書評

2025年6月号掲載

記者が深掘りした人生のストーリー

読売新聞社会部「あれから」取材班『「まさか」の人生』(新潮新書)

森下義臣

対象書籍名:『「まさか」の人生』
対象著者:読売新聞社会部「あれから」取材班
対象書籍ISBN:978-4-10-611089-4

「ニュースは歴史の第1稿」と言われます。新聞の使命は、政治や経済、事件・事故など様々な分野で起きる出来事を、早く、的確に読者に届けることにあります。
 一方で、日々刻んできた「歴史」を振り返って検証することも重要な役割です。「あのニュースの人はどうなったのだろう」。そんな観点で2020年2月に始まったのが読売新聞の連載「あれから」です。2025年4月時点で56回を数えました。
 長く連載を続けるうちに、「『あれから』を取材したい」と社会部を志望する記者も出てきました。入社7年目の2023年に配属された押田健太記者はその一人です。前任の盛岡支局時代から「ネタ」をいくつも温めており、その中から「初のセクハラ訴訟」を争った晴野まゆみさんを取材しました。
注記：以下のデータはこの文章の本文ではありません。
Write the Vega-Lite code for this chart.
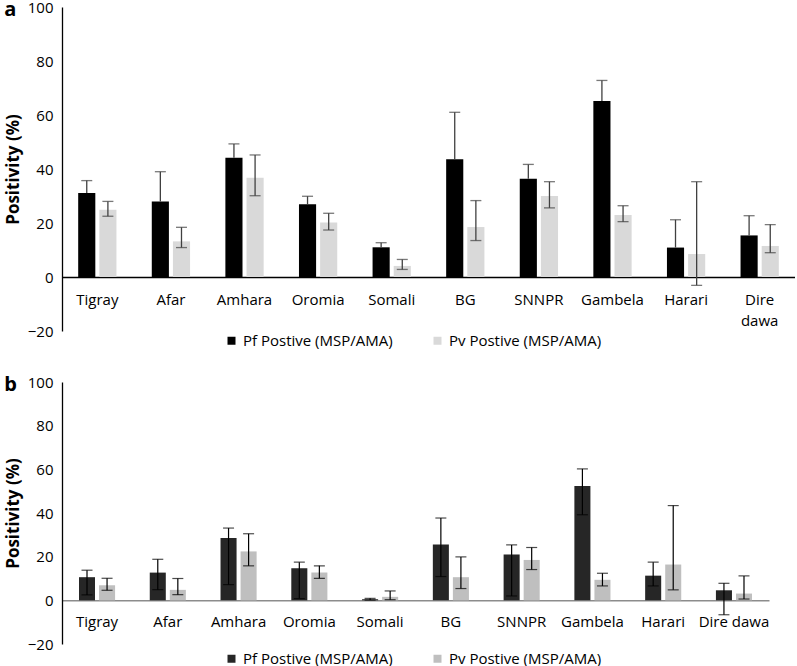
{
  "$schema": "https://vega.github.io/schema/vega-lite/v6.json",
  "background": "white",
  "padding": {"left": 4, "top": 0, "right": 0, "bottom": 0},
  "spacing": 26,
  "config": {"font": "Open Sans", "view": {"stroke": null}},
  "resolve": {"scale": {"color": "independent", "x": "independent", "y": "independent", "xOffset": "independent"}, "legend": {"color": "independent"}},
  "data": {"values": [
    {"panel": "a", "region": "Tigray", "series": "Pf Postive (MSP/AMA)", "value": 31.1, "lo": 31.1, "hi": 35.7},
    {"panel": "a", "region": "Tigray", "series": "Pv Postive (MSP/AMA)", "value": 24.9, "lo": 22.5, "hi": 28.0},
    {"panel": "a", "region": "Afar", "series": "Pf Postive (MSP/AMA)", "value": 28.0, "lo": 28.0, "hi": 39.0},
    {"panel": "a", "region": "Afar", "series": "Pv Postive (MSP/AMA)", "value": 13.2, "lo": 10.9, "hi": 18.4},
    {"panel": "a", "region": "Amhara", "series": "Pf Postive (MSP/AMA)", "value": 44.2, "lo": 44.2, "hi": 49.3},
    {"panel": "a", "region": "Amhara", "series": "Pv Postive (MSP/AMA)", "value": 36.8, "lo": 30.1, "hi": 45.2},
    {"panel": "a", "region": "Oromia", "series": "Pf Postive (MSP/AMA)", "value": 26.9, "lo": 26.9, "hi": 29.9},
    {"panel": "a", "region": "Oromia", "series": "Pv Postive (MSP/AMA)", "value": 20.2, "lo": 17.4, "hi": 23.6},
    {"panel": "a", "region": "Somali", "series": "Pf Postive (MSP/AMA)", "value": 11.0, "lo": 11.0, "hi": 12.7},
    {"panel": "a", "region": "Somali", "series": "Pv Postive (MSP/AMA)", "value": 4.1, "lo": 2.8, "hi": 6.5},
    {"panel": "a", "region": "BG", "series": "Pf Postive (MSP/AMA)", "value": 43.6, "lo": 43.6, "hi": 61.0},
    {"panel": "a", "region": "BG", "series": "Pv Postive (MSP/AMA)", "value": 18.5, "lo": 13.5, "hi": 28.3},
    {"panel": "a", "region": "SNNPR", "series": "Pf Postive (MSP/AMA)", "value": 36.4, "lo": 36.4, "hi": 41.7},
    {"panel": "a", "region": "SNNPR", "series": "Pv Postive (MSP/AMA)", "value": 30.0, "lo": 25.6, "hi": 35.3},
    {"panel": "a", "region": "Gambela", "series": "Pf Postive (MSP/AMA)", "value": 65.2, "lo": 65.2, "hi": 72.8},
    {"panel": "a", "region": "Gambela", "series": "Pv Postive (MSP/AMA)", "value": 23.0, "lo": 20.5, "hi": 26.4},
    {"panel": "a", "region": "Harari", "series": "Pf Postive (MSP/AMA)", "value": 10.9, "lo": 10.9, "hi": 21.2},
    {"panel": "a", "region": "Harari", "series": "Pv Postive (MSP/AMA)", "value": 8.5, "lo": -3.1, "hi": 35.3},
    {"panel": "a", "region": "Dire dawa", "series": "Pf Postive (MSP/AMA)", "value": 15.4, "lo": 15.4, "hi": 22.7},
    {"panel": "a", "region": "Dire dawa", "series": "Pv Postive (MSP/AMA)", "value": 11.5, "lo": 9.0, "hi": 19.4},
    {"panel": "b", "region": "Tigray", "series": "Pf Postive (MSP/AMA)", "value": 10.6, "lo": 2.5, "hi": 13.8},
    {"panel": "b", "region": "Tigray", "series": "Pv Postive (MSP/AMA)", "value": 6.9, "lo": 4.6, "hi": 10.1},
    {"panel": "b", "region": "Afar", "series": "Pf Postive (MSP/AMA)", "value": 12.7, "lo": 4.9, "hi": 18.8},
    {"panel": "b", "region": "Afar", "series": "Pv Postive (MSP/AMA)", "value": 4.8, "lo": 2.6, "hi": 10.0},
    {"panel": "b", "region": "Amhara", "series": "Pf Postive (MSP/AMA)", "value": 28.5, "lo": 7.2, "hi": 33.1},
    {"panel": "b", "region": "Amhara", "series": "Pv Postive (MSP/AMA)", "value": 22.4, "lo": 15.8, "hi": 30.5},
    {"panel": "b", "region": "Oromia", "series": "Pf Postive (MSP/AMA)", "value": 14.7, "lo": 0.8, "hi": 17.5},
    {"panel": "b", "region": "Oromia", "series": "Pv Postive (MSP/AMA)", "value": 12.7, "lo": 10.1, "hi": 15.8},
    {"panel": "b", "region": "Somali", "series": "Pf Postive (MSP/AMA)", "value": 0.5, "lo": 0.1, "hi": 0.9},
    {"panel": "b", "region": "Somali", "series": "Pv Postive (MSP/AMA)", "value": 1.6, "lo": 0.3, "hi": 4.3},
    {"panel": "b", "region": "BG", "series": "Pf Postive (MSP/AMA)", "value": 25.6, "lo": 10.9, "hi": 37.7},
    {"panel": "b", "region": "BG", "series": "Pv Postive (MSP/AMA)", "value": 10.6, "lo": 5.4, "hi": 19.9},
    {"panel": "b", "region": "SNNPR", "series": "Pf Postive (MSP/AMA)", "value": 21.0, "lo": 2.0, "hi": 25.4},
    {"panel": "b", "region": "SNNPR", "series": "Pv Postive (MSP/AMA)", "value": 18.5, "lo": 14.1, "hi": 24.2},
    {"panel": "b", "region": "Gambela", "series": "Pf Postive (MSP/AMA)", "value": 52.4, "lo": 39.2, "hi": 60.2},
    {"panel": "b", "region": "Gambela", "series": "Pv Postive (MSP/AMA)", "value": 9.4, "lo": 6.6, "hi": 12.4},
    {"panel": "b", "region": "Harari", "series": "Pf Postive (MSP/AMA)", "value": 11.3, "lo": 6.6, "hi": 17.5},
    {"panel": "b", "region": "Harari", "series": "Pv Postive (MSP/AMA)", "value": 16.4, "lo": 4.8, "hi": 43.4},
    {"panel": "b", "region": "Dire dawa", "series": "Pf Postive (MSP/AMA)", "value": 4.6, "lo": -6.6, "hi": 7.8},
    {"panel": "b", "region": "Dire dawa", "series": "Pv Postive (MSP/AMA)", "value": 3.1, "lo": 0.6, "hi": 11.2}
  ]},
  "vconcat": [
    {
      "width": 733,
      "height": 324,
      "title": {"text": "a", "anchor": "start", "frame": "bounds", "fontSize": 20, "fontWeight": "bold", "offset": -20, "font": "Open Sans"},
      "transform": [{"filter": "datum.panel == 'a'"}],
      "encoding": {
        "x": {"field": "region", "type": "nominal", "sort": ["Tigray", "Afar", "Amhara", "Oromia", "Somali", "BG", "SNNPR", "Gambela", "Harari", "Dire dawa"],
          "scale": {"paddingInner": 0.48, "paddingOuter": 0.22},
          "axis": {"title": null, "offset": -54, "ticks": false, "labelAngle": 0, "labelFontSize": 15, "labelColor": "#000000", "labelPadding": 15, "labelLineHeight": 21, "domainColor": "#000000", "domainWidth": 1.3, "labelExpr": "datum.label == 'Dire dawa' ? ['Dire', 'dawa'] : datum.label"}},
        "xOffset": {"field": "series", "type": "nominal", "sort": ["Pf Postive (MSP/AMA)", "Pv Postive (MSP/AMA)"], "scale": {"paddingInner": 0.19, "paddingOuter": 0}}
      },
      "layer": [
        {
          "mark": {"type": "bar"},
          "encoding": {
            "y": {"field": "value", "type": "quantitative", "title": "Positivity (%)", "scale": {"domain": [-20, 100], "nice": false, "zero": false},
              "axis": {"values": [-20, 0, 20, 40, 60, 80, 100], "ticks": false, "grid": false, "labelFontSize": 15, "labelColor": "#000000", "labelPadding": 9, "domainColor": "#000000", "domainWidth": 1.3, "titleFontSize": 17, "titleFontWeight": "bold", "titleColor": "#000000", "titlePadding": 5}},
            "color": {"field": "series", "type": "nominal", "sort": ["Pf Postive (MSP/AMA)", "Pv Postive (MSP/AMA)"], "scale": {"range": ["#000000", "#d9d9d9"]},
              "legend": {"orient": "none", "legendX": 162, "legendY": 326, "direction": "horizontal", "title": null, "symbolType": "square", "symbolSize": 64, "symbolStrokeWidth": 0, "labelFontSize": 15, "labelColor": "#000000", "columnPadding": 37, "labelLimit": 300}}
          }
        },
        {
          "mark": {"type": "rule", "color": "#404040", "strokeWidth": 1.3},
          "encoding": {"y": {"field": "lo", "type": "quantitative", "title": "Positivity (%)"}, "y2": {"field": "hi"}}
        },
        {
          "mark": {"type": "tick", "color": "#404040", "size": 11, "thickness": 1.3},
          "encoding": {"y": {"field": "hi", "type": "quantitative", "title": "Positivity (%)"}}
        },
        {
          "transform": [{"filter": "datum.lo < datum.value"}],
          "mark": {"type": "tick", "color": "#404040", "size": 11, "thickness": 1.3},
          "encoding": {"y": {"field": "lo", "type": "quantitative", "title": "Positivity (%)"}}
        }
      ]
    },
    {
      "width": 707,
      "height": 262,
      "title": {"text": "b", "anchor": "start", "frame": "bounds", "fontSize": 20, "fontWeight": "bold", "offset": -20, "font": "Open Sans"},
      "transform": [{"filter": "datum.panel == 'b'"}],
      "encoding": {
        "x": {"field": "region", "type": "nominal", "sort": ["Tigray", "Afar", "Amhara", "Oromia", "Somali", "BG", "SNNPR", "Gambela", "Harari", "Dire dawa"],
          "scale": {"paddingInner": 0.49, "paddingOuter": 0.24},
          "axis": {"title": null, "offset": -43.7, "ticks": false, "labelAngle": 0, "labelFontSize": 15, "labelColor": "#000000", "labelPadding": 14, "domainColor": "#8c8c8c", "domainWidth": 1.5}},
        "xOffset": {"field": "series", "type": "nominal", "sort": ["Pf Postive (MSP/AMA)", "Pv Postive (MSP/AMA)"], "scale": {"paddingInner": 0.2, "paddingOuter": 0}}
      },
      "layer": [
        {
          "mark": {"type": "bar"},
          "encoding": {
            "y": {"field": "value", "type": "quantitative", "title": "Positivity (%)", "scale": {"domain": [-20, 100], "nice": false, "zero": false},
              "axis": {"values": [-20, 0, 20, 40, 60, 80, 100], "ticks": false, "grid": false, "labelFontSize": 15, "labelColor": "#000000", "labelPadding": 9, "domainColor": "#000000", "domainWidth": 1.3, "titleFontSize": 17, "titleFontWeight": "bold", "titleColor": "#000000", "titlePadding": 5}},
            "color": {"field": "series", "type": "nominal", "sort": ["Pf Postive (MSP/AMA)", "Pv Postive (MSP/AMA)"], "scale": {"range": ["#262626", "#bfbfbf"]},
              "legend": {"orient": "none", "legendX": 162, "legendY": 269, "direction": "horizontal", "title": null, "symbolType": "square", "symbolSize": 64, "symbolStrokeWidth": 0, "labelFontSize": 15, "labelColor": "#000000", "columnPadding": 37, "labelLimit": 300}}
          }
        },
        {
          "mark": {"type": "rule", "color": "#000000", "strokeWidth": 1.2},
          "encoding": {"y": {"field": "lo", "type": "quantitative", "title": "Positivity (%)"}, "y2": {"field": "hi"}}
        },
        {
          "mark": {"type": "tick", "color": "#000000", "size": 11, "thickness": 1.2},
          "encoding": {"y": {"field": "hi", "type": "quantitative", "title": "Positivity (%)"}}
        },
        {
          "mark": {"type": "tick", "color": "#000000", "size": 11, "thickness": 1.2},
          "encoding": {"y": {"field": "lo", "type": "quantitative", "title": "Positivity (%)"}}
        }
      ]
    }
  ]
}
平成の出来事をまとめた本で晴野さんを知ったという押田記者。性差別がハラスメントとして認識されていなかった時代に風穴を開けていく様子を、熱のこもった筆致で描きました。
 取材期間は約5か月。事件取材など社会部記者としての業務の傍ら、膨大な裁判資料を読み込み、晴野さんがいる福岡に何度も足を運びました。記事には盛り込まれませんでしたが、セクハラの加害者にも話を聞きました。一方当事者だけへの取材で記事は書けないからです。「取材を尽くすことの大切さを再認識した」と押田記者は話します。テレビの企画で「懸賞生活」を送った芸人のなすびさんを取材した回では、明るいお笑い番組の裏側で味わった苦悩を浮かび上がらせました。
 私は2024年末に「あれから」のデスクに就くことが決まってから、2025年3月に発生から30年を迎える地下鉄サリン事件を取り上げたいと考えていました。警視庁の元科学捜査官・服藤恵三さんを主人公として提案したところ、同1月に社会部に来たばかりの貞広慎太朗記者(入社6年目)が手を挙げました。事件発生時にまだ生まれていなかったことに驚かれながら、元検事や元警察庁長官にも粘り強く取材しました。オウム真理教の教祖・松本智津夫元死刑囚に逮捕状を請求する場面は、私の知る限り、新聞で報じられたことはありません。立派な「特ダネ」となりました。
 私たちの「頑張り」を押しつけるつもりは毛頭ありません。ただ、若い記者が知恵を絞り、汗を流しながら引き出した人生のストーリーに、本書を手にした読者が何らかの「ひっかかり」を感じていただけたら、新聞記者として望外の喜びです。
 本書『「まさか」の人生』には、既刊『人生はそれでも続く』(2022年8月)発売後に掲載した記事を中心に20本を収めました。
「まさか」、と主人公自身も驚く人生を丹念に取材し、深掘りしたストーリーを届けたい。タイトルに込めた思いです。